Cape Town - Eskom said on Monday it is "disappointed" with national energy regulator Nersa's decision to grant it a tariff increase of 5.2% for 2018/19. Eskom was asking for a 19.9% hike in electricity tariffs.

Eskom said in a statement on the JSE news service that it made its application in accordance with the multi-year price determination methodology, which allows it to submit any changes permitted by the methodology.

Eskom had applied for an approved allowable revenue of R219.514bn for 2018/19.

After conducting a series of countrywide hearings, Nersa on Friday granted Eskom an average 5.23% tariff increase, which is closely aligned with SA's consumer price index.

This translated into a total allowable revenue of R190.348bn.

"Eskom will await the regulator’s reasons for decision document for the 2018/19 allowed revenue in terms of the ... methodology. This will provide insight into how this allowed revenue decision was made.

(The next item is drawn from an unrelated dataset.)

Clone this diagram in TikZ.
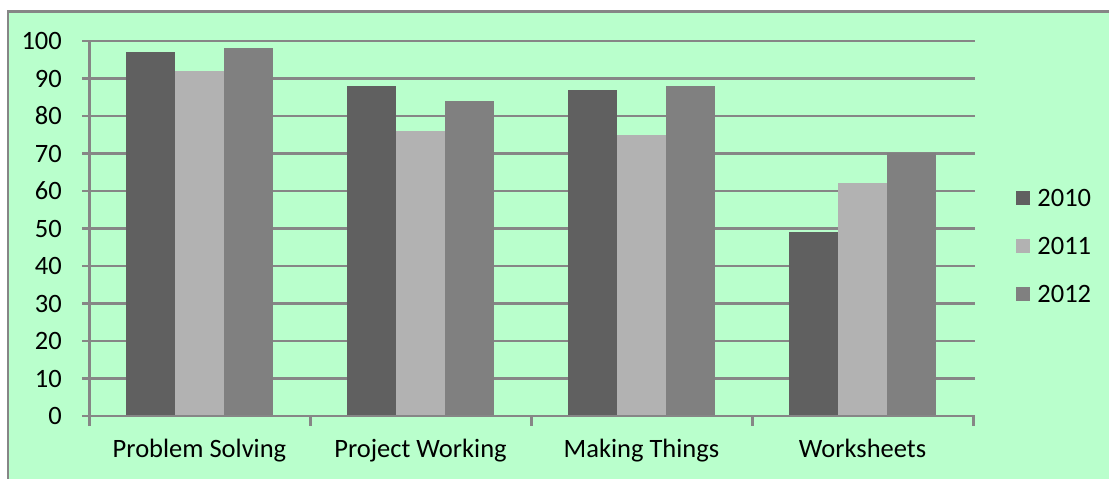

"The reasons for decision document will enable Eskom to make an assessment on the impact to the business and then make a decision on the way forward," it said. 

Widespread opposition

Nersa received more than 23 000 submissions on the subject, with widespread opposition against the proposed hike. 

The decision was welcomed by a number of groups which had argued a 20% increase was too high. 

The SA Chamber of Mines said that while it welcomed the lower than expected increase, "electricity costs continue to be the fastest growing component of the mining sector’s cost base, having increased by more than 300% over the past eight years".

The South African Federation of Trade Unions (Saftu), meanwhile, said that while it welcomes the reduction, it is  still slightly above inflation. 

The National Union of Metalworkers (Numsa) said it is dismayed that any increase was granted at all.

"By doing so, the energy regulator is demonstrating it does not act in the interests of the working class majority and the public in general. Most companies big and small simply cannot afford it," it said. 

Eskom had been hoping for an increase larger than just 5.2%, in part due to its constrained liquidity levels and difficulty accessing other funding.

In late November, after its credit ratings were downgraded, Eskom's acting CEO Sean Maritz in a statement had argued that with "the cooperation of the relevant participants" its funding plan could still be executed, "albeit under challenging conditions". 

It appears the power utility will now have to discover new sources of funding.